→ **Problem to solve**:
Repeat the entire listing exactly as written.

→ **Data provided**:
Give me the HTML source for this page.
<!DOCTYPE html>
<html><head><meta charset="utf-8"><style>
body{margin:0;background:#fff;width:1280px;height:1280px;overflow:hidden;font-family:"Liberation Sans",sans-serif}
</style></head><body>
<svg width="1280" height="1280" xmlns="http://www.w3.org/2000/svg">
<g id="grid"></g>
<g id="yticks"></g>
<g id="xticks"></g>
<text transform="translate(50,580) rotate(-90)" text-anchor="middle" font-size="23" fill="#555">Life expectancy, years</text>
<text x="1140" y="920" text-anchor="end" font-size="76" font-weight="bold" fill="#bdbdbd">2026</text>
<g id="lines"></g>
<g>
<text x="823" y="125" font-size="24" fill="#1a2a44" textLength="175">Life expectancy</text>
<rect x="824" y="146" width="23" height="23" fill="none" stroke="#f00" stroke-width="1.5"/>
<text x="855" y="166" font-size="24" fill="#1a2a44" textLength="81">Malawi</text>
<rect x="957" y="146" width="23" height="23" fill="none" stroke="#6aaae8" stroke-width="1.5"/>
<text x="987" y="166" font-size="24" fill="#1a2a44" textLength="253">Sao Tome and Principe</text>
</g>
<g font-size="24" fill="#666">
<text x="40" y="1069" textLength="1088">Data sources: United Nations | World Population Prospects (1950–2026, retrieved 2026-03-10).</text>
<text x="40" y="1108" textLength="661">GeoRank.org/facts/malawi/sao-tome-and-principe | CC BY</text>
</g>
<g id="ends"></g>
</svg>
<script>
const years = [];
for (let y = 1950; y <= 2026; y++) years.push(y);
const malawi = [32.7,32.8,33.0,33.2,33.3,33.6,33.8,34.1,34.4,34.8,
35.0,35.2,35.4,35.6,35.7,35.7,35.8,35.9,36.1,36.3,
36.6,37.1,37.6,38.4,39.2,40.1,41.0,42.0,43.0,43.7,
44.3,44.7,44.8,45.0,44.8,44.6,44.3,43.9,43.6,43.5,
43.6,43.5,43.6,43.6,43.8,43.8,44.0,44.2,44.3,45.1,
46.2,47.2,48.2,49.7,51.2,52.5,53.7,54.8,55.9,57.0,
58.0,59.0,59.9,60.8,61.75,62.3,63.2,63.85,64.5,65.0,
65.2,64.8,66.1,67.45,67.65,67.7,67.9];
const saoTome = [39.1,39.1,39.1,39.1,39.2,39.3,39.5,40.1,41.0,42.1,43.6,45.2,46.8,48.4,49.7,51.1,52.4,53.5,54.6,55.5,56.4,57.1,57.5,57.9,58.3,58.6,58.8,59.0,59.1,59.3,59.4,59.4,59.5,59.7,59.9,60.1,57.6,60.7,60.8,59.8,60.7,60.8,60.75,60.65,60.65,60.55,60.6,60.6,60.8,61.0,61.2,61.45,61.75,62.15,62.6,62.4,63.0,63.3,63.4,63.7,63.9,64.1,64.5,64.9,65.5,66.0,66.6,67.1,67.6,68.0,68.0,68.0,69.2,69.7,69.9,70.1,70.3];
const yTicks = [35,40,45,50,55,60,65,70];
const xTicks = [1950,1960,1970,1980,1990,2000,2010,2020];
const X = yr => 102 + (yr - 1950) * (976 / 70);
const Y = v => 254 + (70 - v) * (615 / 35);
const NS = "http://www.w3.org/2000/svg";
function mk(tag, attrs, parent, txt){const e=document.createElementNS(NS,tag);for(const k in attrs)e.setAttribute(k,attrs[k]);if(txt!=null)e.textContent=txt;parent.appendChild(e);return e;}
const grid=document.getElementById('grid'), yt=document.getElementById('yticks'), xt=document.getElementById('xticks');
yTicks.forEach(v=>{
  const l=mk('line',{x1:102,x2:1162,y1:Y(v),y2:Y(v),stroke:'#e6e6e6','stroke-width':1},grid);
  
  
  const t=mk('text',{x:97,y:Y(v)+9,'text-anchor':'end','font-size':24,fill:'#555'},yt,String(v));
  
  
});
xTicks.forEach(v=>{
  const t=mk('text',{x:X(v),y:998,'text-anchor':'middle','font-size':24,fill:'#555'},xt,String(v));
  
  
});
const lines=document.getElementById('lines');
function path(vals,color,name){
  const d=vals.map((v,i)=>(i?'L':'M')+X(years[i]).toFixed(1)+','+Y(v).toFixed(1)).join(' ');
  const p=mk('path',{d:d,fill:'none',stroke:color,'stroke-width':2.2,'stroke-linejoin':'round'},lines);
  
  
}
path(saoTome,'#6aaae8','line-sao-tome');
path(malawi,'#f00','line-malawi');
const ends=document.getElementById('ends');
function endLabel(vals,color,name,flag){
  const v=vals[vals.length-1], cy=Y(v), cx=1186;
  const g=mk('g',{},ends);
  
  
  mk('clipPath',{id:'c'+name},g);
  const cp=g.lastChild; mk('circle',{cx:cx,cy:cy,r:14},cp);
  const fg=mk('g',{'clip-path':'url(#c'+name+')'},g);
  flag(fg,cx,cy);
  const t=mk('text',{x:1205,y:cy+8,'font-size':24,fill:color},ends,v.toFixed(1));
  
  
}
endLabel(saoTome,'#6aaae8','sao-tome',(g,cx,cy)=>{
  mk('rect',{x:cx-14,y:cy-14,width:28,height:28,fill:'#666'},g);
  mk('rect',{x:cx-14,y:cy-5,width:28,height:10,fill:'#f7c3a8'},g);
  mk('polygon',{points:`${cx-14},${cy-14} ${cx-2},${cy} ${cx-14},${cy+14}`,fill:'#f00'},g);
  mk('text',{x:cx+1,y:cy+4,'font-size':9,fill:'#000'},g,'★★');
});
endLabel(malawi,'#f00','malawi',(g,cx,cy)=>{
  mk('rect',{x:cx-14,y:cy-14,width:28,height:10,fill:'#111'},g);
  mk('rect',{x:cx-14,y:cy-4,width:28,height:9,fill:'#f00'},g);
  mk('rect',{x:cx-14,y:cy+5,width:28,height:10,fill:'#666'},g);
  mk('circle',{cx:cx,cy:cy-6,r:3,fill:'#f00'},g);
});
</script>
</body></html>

→ **Full output**:
Give me the HTML source for this page.
<!DOCTYPE html>
<html><head><meta charset="utf-8"><style>
body{margin:0;background:#fff;width:1280px;height:1280px;overflow:hidden;font-family:"Liberation Sans",sans-serif}
</style></head><body>
<svg width="1280" height="1280" xmlns="http://www.w3.org/2000/svg">
<g id="grid"></g>
<g id="yticks"></g>
<g id="xticks"></g>
<text transform="translate(50,580) rotate(-90)" text-anchor="middle" font-size="23" fill="#555">Life expectancy, years</text>
<text x="1140" y="920" text-anchor="end" font-size="76" font-weight="bold" fill="#bdbdbd">2026</text>
<g id="lines"></g>
<g>
<text x="823" y="125" font-size="24" fill="#1a2a44" textLength="175">Life expectancy</text>
<rect x="824" y="146" width="23" height="23" fill="none" stroke="#f00" stroke-width="1.5"/>
<text x="855" y="166" font-size="24" fill="#1a2a44" textLength="81">Malawi</text>
<rect x="957" y="146" width="23" height="23" fill="none" stroke="#6aaae8" stroke-width="1.5"/>
<text x="987" y="166" font-size="24" fill="#1a2a44" textLength="253">Sao Tome and Principe</text>
</g>
<g font-size="24" fill="#666">
<text x="40" y="1069" textLength="1088">Data sources: United Nations | World Population Prospects (1950–2026, retrieved 2026-03-10).</text>
<text x="40" y="1108" textLength="661">GeoRank.org/facts/malawi/sao-tome-and-principe | CC BY</text>
</g>
<g id="ends"></g>
</svg>
<script>
const years = [];
for (let y = 1950; y <= 2026; y++) years.push(y);
const malawi = [32.7,32.8,33.0,33.2,33.3,33.6,33.8,34.1,34.4,34.8,
35.0,35.2,35.4,35.6,35.7,35.7,35.8,35.9,36.1,36.3,
36.6,37.1,37.6,38.4,39.2,40.1,41.0,42.0,43.0,43.7,
44.3,44.7,44.8,45.0,44.8,44.6,44.3,43.9,43.6,43.5,
43.6,43.5,43.6,43.6,43.8,43.8,44.0,44.2,44.3,45.1,
46.2,47.2,48.2,49.7,51.2,52.5,53.7,54.8,55.9,57.0,
58.0,59.0,59.9,60.8,61.75,62.3,63.2,63.85,64.5,65.0,
65.2,64.8,66.1,67.45,67.65,67.7,67.9];
const saoTome = [39.1,39.1,39.1,39.1,39.2,39.3,39.5,40.1,41.0,42.1,43.6,45.2,46.8,48.4,49.7,51.1,52.4,53.5,54.6,55.5,56.4,57.1,57.5,57.9,58.3,58.6,58.8,59.0,59.1,59.3,59.4,59.4,59.5,59.7,59.9,60.1,57.6,60.7,60.8,59.8,60.7,60.8,60.75,60.65,60.65,60.55,60.6,60.6,60.8,61.0,61.2,61.45,61.75,62.15,62.6,62.4,63.0,63.3,63.4,63.7,63.9,64.1,64.5,64.9,65.5,66.0,66.6,67.1,67.6,68.0,68.0,68.0,69.2,69.7,69.9,70.1,70.3];
const yTicks = [35,40,45,50,55,60,65,70];
const xTicks = [1950,1960,1970,1980,1990,2000,2010,2020];
const X = yr => 102 + (yr - 1950) * (976 / 70);
const Y = v => 254 + (70 - v) * (615 / 35);
const NS = "http://www.w3.org/2000/svg";
function mk(tag, attrs, parent, txt){const e=document.createElementNS(NS,tag);for(const k in attrs)e.setAttribute(k,attrs[k]);if(txt!=null)e.textContent=txt;parent.appendChild(e);return e;}
const grid=document.getElementById('grid'), yt=document.getElementById('yticks'), xt=document.getElementById('xticks');
yTicks.forEach(v=>{
  const l=mk('line',{x1:102,x2:1162,y1:Y(v),y2:Y(v),stroke:'#e6e6e6','stroke-width':1},grid);
  
  
  const t=mk('text',{x:97,y:Y(v)+9,'text-anchor':'end','font-size':24,fill:'#555'},yt,String(v));
  
  
});
xTicks.forEach(v=>{
  const t=mk('text',{x:X(v),y:998,'text-anchor':'middle','font-size':24,fill:'#555'},xt,String(v));
  
  
});
const lines=document.getElementById('lines');
function path(vals,color,name){
  const d=vals.map((v,i)=>(i?'L':'M')+X(years[i]).toFixed(1)+','+Y(v).toFixed(1)).join(' ');
  const p=mk('path',{d:d,fill:'none',stroke:color,'stroke-width':2.2,'stroke-linejoin':'round'},lines);
  
  
}
path(saoTome,'#6aaae8','line-sao-tome');
path(malawi,'#f00','line-malawi');
const ends=document.getElementById('ends');
function endLabel(vals,color,name,flag){
  const v=vals[vals.length-1], cy=Y(v), cx=1186;
  const g=mk('g',{},ends);
  
  
  mk('clipPath',{id:'c'+name},g);
  const cp=g.lastChild; mk('circle',{cx:cx,cy:cy,r:14},cp);
  const fg=mk('g',{'clip-path':'url(#c'+name+')'},g);
  flag(fg,cx,cy);
  const t=mk('text',{x:1205,y:cy+8,'font-size':24,fill:color},ends,v.toFixed(1));
  
  
}
endLabel(saoTome,'#6aaae8','sao-tome',(g,cx,cy)=>{
  mk('rect',{x:cx-14,y:cy-14,width:28,height:28,fill:'#666'},g);
  mk('rect',{x:cx-14,y:cy-5,width:28,height:10,fill:'#f7c3a8'},g);
  mk('polygon',{points:`${cx-14},${cy-14} ${cx-2},${cy} ${cx-14},${cy+14}`,fill:'#f00'},g);
  mk('text',{x:cx+1,y:cy+4,'font-size':9,fill:'#000'},g,'★★');
});
endLabel(malawi,'#f00','malawi',(g,cx,cy)=>{
  mk('rect',{x:cx-14,y:cy-14,width:28,height:10,fill:'#111'},g);
  mk('rect',{x:cx-14,y:cy-4,width:28,height:9,fill:'#f00'},g);
  mk('rect',{x:cx-14,y:cy+5,width:28,height:10,fill:'#666'},g);
  mk('circle',{cx:cx,cy:cy-6,r:3,fill:'#f00'},g);
});
</script>
</body></html>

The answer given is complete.